Ia juga menggarisbawahi bahwa TNI diciptakan untuk rakyat dan untuk membela rakyat. Tugas TNI adalah menjaga kedaulatan, keutuhan NKRI, melindungi segenap bangsa dan seluruh tumpah darah. Sebelumnya, dalam pengarahannya kepada pejabat utama Mabes TNI dan Mabes Angkatan serta panglima dan komandan komando utama, Yudo mengingatkan, negara dan rakyat telah memercayakan keutuhan dan kedaulatan negara kepada TNI. Sebab itu, perlu dipertanggungjawabkan dengan tugas TNI yang maksimal kepercayaan itu.

Yudo, yang saat itu didampingi KSAD Jenderal Dudung Abdurachman, KSAL Laksamana Muhammad Ali, dan KSAU Marsekal Fadjar Prasetyo, mengatakan, kejadian bentrok, arogansi, dan emosi yang diawali hal sepele akan menyakiti hati rakyat dan akan memengaruhi kepercayaan rakyat.

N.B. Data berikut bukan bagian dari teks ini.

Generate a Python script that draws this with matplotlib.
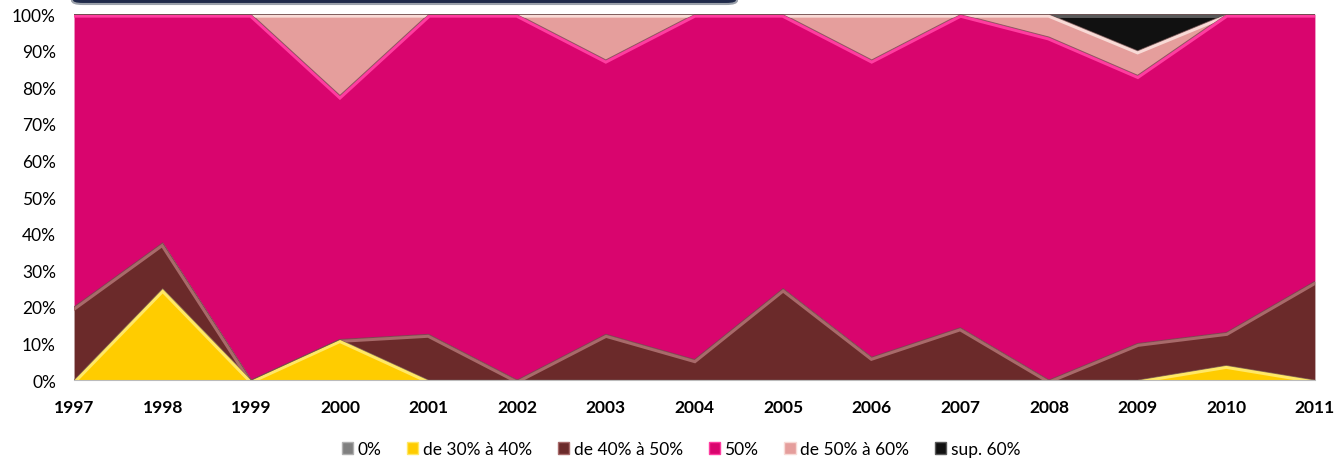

”Diperlukan kehadiran para pemimpin untuk menyelesaikan setiap masalah di wilayahnya. Bila tidak diatasi, maka merugikan kita semua. Pertahankan kepercayaan rakyat yang saat ini masih tertinggi terhadap TNI,” ujar Panglima TNI lagi.

Lebih jauh, Yudo mengatakan, pelaksanaan tugas agar tegas, tidak arogan, dan humanis. Seluruh prajurit agar menjalankan tugas dengan profesional dan penuh tanggung jawab. Para pimpinan diminta terus mempertajam rantai komando serta menegakkan penghargaan dan penghukuman, serta melaksanakan pengawasan intensif serta mencegah hal-hal yang buruk terjadi. ”Libatkan dinas hukum agar prajurit melek hukum. Bina, bimbing, arahkan prajurit agar memiliki jiwa korsa positip. Jaga soliditas TNI Polri dan instansi lainya,” kata Yudo.

Sebelumnya, Hendardi dari Setara Institute menyoroti rentan dan rapuhnya soliditas prajurit TNI dan anggota Polri di daerah. Hal ini terlihat dari mudahnya percikan konflik menjadi besar di lapangan. Apalagi, ada kekeliruan mengekspresikan jiwa korsa di antara prajurit. Hal ini merujuk pada dugaan penyerangan Mapolres Jeneponto yang dilakukan oknum TNI.

Setara menyesalkan karena seharusnya TNI dan Polri memastikan keamanan dan ketertiban masyarakat. ”Tetapi, justru secara signifikan menjadi penyebab instabilitas keamanan dan ketertiban tersebut sehingga menyebabkan ketakutan dan mengganggu hak rasa aman warga di tengah masyarakat,” kata Hendardi.

Hendardi menggarisbawahi, para pelaku penyerangan dan perusakan fasilitas di Jeneponto harus diproses hukum. Baik TNI maupun Polri harus menjamin tidak ada upaya melindungi pelaku yang berasal dari institusi mereka. Tindakan tegas itu tidak hanya dalam bentuk teguran, penempatan khusus, atau mutase, tetapi sampai pada pemecatan dan tuntutan pidana.

Hendardi juga meminta Presiden Joko Widodo memimpin penyelesaian hukum yang berkeadilan. Pembiaran atas peristiwa semacam ini akan menimbulkan normalisasi kekerasan (normalizing of violence) karena kekerasan dianggap sesuatu yang normal. Respons yang artifisial, seperti konferensi pers bersama tanpa disertai penyelesaian hukum, akan menjadi pemicu demoralisasi anggota Polri dan mengikis legitimisasi kepemimpinan Kapolri.